— START —

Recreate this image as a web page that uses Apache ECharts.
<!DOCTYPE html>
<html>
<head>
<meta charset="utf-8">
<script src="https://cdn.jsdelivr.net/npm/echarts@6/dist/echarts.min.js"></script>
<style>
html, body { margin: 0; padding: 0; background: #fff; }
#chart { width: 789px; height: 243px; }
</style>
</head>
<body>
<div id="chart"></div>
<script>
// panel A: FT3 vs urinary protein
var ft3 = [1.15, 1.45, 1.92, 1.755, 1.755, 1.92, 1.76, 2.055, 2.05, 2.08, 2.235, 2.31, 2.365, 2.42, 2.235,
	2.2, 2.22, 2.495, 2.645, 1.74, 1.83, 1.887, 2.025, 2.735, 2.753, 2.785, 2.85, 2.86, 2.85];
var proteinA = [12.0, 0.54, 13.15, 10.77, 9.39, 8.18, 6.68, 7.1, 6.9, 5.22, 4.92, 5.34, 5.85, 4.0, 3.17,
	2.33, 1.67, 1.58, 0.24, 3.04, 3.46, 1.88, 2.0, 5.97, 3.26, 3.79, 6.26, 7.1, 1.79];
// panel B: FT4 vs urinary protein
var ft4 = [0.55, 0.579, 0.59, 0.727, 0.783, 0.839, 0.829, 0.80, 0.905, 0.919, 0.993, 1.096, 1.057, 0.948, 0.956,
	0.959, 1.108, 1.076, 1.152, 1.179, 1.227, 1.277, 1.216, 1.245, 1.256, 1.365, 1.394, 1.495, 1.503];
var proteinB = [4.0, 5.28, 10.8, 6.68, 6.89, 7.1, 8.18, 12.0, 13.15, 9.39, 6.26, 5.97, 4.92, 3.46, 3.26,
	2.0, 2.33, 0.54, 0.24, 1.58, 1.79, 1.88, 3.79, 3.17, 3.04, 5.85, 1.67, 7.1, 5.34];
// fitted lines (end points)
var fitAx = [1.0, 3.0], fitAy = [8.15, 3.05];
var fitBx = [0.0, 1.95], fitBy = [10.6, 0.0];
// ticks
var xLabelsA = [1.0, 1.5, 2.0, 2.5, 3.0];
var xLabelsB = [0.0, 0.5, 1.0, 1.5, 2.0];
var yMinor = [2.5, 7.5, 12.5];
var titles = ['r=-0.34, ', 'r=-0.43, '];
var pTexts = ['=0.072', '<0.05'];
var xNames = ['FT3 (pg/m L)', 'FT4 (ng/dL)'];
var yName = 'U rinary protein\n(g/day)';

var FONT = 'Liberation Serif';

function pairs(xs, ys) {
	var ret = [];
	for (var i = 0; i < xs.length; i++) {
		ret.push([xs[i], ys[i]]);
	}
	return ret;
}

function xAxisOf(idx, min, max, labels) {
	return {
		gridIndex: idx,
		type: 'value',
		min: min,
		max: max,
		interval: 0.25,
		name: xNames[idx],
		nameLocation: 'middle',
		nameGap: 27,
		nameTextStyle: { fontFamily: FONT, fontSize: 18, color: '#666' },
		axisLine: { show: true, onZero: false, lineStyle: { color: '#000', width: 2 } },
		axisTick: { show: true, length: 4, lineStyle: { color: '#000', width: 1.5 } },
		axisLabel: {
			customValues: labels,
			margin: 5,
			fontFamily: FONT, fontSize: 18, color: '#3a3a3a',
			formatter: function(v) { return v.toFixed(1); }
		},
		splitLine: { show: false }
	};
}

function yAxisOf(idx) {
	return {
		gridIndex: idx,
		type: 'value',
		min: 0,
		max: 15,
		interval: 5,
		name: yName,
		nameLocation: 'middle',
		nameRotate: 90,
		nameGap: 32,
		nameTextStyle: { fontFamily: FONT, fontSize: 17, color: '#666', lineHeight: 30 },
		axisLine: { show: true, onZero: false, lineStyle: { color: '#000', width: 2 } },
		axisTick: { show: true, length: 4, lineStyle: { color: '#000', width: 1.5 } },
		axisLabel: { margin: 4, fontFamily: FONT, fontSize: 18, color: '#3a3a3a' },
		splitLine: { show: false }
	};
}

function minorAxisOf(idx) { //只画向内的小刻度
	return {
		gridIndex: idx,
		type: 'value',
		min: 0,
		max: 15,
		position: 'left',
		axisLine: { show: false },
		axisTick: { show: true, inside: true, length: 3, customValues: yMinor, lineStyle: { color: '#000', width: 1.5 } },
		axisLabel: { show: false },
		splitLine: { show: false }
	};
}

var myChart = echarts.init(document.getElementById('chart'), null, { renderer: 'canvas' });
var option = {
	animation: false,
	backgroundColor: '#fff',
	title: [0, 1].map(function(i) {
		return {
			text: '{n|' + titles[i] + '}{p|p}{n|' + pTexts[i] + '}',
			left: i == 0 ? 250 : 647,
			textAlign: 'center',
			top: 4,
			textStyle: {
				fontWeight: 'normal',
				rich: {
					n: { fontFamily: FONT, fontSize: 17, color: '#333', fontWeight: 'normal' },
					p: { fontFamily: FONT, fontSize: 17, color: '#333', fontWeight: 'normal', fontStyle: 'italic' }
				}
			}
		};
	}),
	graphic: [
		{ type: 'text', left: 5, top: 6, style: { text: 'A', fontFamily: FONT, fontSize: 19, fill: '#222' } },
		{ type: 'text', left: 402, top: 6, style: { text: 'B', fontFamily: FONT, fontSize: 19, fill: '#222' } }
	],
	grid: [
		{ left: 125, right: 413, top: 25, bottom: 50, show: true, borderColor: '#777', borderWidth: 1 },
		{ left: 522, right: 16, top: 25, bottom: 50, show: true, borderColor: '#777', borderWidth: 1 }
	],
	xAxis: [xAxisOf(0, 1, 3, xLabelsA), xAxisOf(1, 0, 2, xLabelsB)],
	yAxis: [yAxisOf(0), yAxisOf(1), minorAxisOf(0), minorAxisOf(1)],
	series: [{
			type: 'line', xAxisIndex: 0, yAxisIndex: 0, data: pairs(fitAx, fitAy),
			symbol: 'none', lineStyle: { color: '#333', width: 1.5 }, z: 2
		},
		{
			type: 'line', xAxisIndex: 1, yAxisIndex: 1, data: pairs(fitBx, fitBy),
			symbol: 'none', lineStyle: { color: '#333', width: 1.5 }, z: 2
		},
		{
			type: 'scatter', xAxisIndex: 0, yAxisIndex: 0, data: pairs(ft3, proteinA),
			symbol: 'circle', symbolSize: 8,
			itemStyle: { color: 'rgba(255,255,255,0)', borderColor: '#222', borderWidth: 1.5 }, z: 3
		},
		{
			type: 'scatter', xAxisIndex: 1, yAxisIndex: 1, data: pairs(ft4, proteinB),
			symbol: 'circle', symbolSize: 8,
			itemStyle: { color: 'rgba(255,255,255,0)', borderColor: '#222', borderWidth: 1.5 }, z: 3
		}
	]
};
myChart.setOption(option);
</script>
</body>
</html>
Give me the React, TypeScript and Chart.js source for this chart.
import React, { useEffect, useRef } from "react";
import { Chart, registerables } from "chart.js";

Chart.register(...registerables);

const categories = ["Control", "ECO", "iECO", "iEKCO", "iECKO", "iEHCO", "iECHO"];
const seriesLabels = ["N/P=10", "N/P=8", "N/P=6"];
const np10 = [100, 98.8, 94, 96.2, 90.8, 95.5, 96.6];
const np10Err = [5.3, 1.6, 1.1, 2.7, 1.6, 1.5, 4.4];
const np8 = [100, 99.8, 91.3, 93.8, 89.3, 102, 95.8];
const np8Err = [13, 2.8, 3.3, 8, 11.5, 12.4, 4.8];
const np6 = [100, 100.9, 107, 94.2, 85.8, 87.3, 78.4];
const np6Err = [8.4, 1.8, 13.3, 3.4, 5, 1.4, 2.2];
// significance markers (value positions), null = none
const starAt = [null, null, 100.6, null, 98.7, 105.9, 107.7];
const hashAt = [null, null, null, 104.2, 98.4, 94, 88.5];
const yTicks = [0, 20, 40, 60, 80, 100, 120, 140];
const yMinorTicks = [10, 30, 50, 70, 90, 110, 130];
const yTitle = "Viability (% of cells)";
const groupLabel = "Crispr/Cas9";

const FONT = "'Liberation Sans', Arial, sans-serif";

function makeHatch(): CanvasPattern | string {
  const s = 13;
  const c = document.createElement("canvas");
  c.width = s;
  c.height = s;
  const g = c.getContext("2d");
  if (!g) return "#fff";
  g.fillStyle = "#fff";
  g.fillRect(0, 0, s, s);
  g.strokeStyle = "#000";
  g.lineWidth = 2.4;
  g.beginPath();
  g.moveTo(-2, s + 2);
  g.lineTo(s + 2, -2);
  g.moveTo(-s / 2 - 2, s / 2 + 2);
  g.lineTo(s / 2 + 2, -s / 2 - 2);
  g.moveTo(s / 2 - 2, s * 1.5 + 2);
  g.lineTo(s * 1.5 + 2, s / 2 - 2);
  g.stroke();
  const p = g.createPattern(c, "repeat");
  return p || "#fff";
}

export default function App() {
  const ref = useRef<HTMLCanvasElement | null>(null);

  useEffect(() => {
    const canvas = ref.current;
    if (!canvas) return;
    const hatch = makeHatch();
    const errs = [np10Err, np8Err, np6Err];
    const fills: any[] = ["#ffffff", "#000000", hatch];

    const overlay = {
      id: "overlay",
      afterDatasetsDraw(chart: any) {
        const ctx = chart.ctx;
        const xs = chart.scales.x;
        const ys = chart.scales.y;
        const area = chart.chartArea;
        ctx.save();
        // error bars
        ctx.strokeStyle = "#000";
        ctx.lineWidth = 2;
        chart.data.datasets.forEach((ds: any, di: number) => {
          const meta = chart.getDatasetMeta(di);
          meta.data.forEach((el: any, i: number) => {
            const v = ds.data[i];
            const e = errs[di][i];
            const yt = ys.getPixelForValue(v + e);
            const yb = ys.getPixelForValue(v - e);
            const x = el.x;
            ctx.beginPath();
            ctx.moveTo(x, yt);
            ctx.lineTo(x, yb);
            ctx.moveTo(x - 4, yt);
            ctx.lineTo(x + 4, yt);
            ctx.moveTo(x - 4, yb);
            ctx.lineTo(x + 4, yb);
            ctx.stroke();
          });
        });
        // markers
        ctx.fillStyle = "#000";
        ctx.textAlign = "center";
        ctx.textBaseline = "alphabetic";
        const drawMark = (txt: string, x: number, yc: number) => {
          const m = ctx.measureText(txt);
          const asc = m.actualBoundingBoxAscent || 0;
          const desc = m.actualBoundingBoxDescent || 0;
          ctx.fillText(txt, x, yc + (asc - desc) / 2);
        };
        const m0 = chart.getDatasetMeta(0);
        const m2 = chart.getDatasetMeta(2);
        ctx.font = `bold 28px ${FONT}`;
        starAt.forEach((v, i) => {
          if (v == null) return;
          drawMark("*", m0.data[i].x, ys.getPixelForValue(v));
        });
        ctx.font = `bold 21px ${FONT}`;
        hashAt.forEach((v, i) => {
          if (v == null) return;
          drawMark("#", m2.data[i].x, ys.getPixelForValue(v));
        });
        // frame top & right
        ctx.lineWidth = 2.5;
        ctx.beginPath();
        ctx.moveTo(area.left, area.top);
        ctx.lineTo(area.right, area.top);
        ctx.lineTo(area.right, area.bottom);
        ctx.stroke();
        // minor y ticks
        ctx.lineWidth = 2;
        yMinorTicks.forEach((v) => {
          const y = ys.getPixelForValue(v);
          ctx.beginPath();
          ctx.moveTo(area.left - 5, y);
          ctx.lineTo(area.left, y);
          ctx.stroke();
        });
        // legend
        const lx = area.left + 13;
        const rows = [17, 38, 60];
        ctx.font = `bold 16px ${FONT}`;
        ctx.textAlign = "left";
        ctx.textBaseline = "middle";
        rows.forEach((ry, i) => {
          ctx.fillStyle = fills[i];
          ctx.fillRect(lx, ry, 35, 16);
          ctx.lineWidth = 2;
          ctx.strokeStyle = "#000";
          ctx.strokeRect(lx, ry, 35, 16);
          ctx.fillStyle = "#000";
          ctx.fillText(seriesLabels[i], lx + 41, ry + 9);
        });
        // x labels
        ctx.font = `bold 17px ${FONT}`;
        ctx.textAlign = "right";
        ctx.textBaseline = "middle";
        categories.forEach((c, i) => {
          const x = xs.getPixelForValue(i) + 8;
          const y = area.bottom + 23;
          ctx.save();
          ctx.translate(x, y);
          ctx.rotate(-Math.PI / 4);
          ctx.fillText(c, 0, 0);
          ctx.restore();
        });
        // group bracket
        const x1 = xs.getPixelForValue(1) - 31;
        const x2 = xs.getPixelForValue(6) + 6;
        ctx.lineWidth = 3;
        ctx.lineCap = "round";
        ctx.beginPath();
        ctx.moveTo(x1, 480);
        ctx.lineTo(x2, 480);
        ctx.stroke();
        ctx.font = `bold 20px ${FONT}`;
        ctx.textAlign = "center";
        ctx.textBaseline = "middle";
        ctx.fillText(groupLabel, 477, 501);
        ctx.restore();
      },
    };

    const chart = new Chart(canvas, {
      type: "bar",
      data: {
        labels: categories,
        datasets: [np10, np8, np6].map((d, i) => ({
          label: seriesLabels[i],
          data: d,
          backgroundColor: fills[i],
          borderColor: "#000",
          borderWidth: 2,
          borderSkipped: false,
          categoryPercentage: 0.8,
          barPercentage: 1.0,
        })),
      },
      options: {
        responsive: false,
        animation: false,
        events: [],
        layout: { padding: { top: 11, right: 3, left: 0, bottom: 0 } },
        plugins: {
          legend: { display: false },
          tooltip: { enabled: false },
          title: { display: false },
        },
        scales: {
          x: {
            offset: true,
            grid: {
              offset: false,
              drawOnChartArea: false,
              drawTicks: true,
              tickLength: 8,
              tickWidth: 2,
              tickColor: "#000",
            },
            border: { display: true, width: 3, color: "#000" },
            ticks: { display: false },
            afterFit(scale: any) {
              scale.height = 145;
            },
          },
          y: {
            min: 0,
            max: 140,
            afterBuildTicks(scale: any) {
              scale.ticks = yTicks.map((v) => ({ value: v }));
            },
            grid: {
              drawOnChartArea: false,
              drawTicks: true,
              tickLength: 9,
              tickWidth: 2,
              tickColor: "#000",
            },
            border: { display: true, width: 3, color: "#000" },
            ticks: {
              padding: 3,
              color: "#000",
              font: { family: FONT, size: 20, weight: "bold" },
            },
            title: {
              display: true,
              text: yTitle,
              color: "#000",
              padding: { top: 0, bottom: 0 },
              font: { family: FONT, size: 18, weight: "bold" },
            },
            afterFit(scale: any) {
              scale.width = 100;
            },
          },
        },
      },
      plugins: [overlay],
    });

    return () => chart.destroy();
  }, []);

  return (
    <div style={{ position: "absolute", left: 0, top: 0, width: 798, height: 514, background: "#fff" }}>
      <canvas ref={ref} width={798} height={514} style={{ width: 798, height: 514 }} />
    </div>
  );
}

— END —

### Exercise goal:
Reproduce word for word the material above, beginning with the line that contains "Give me the" and ending with the line that contains "Chart.register(...registerables);".

### Result of this exercise:
Give me the React, TypeScript and Chart.js source for this chart.
import React, { useEffect, useRef } from "react";
import { Chart, registerables } from "chart.js";

Chart.register(...registerables);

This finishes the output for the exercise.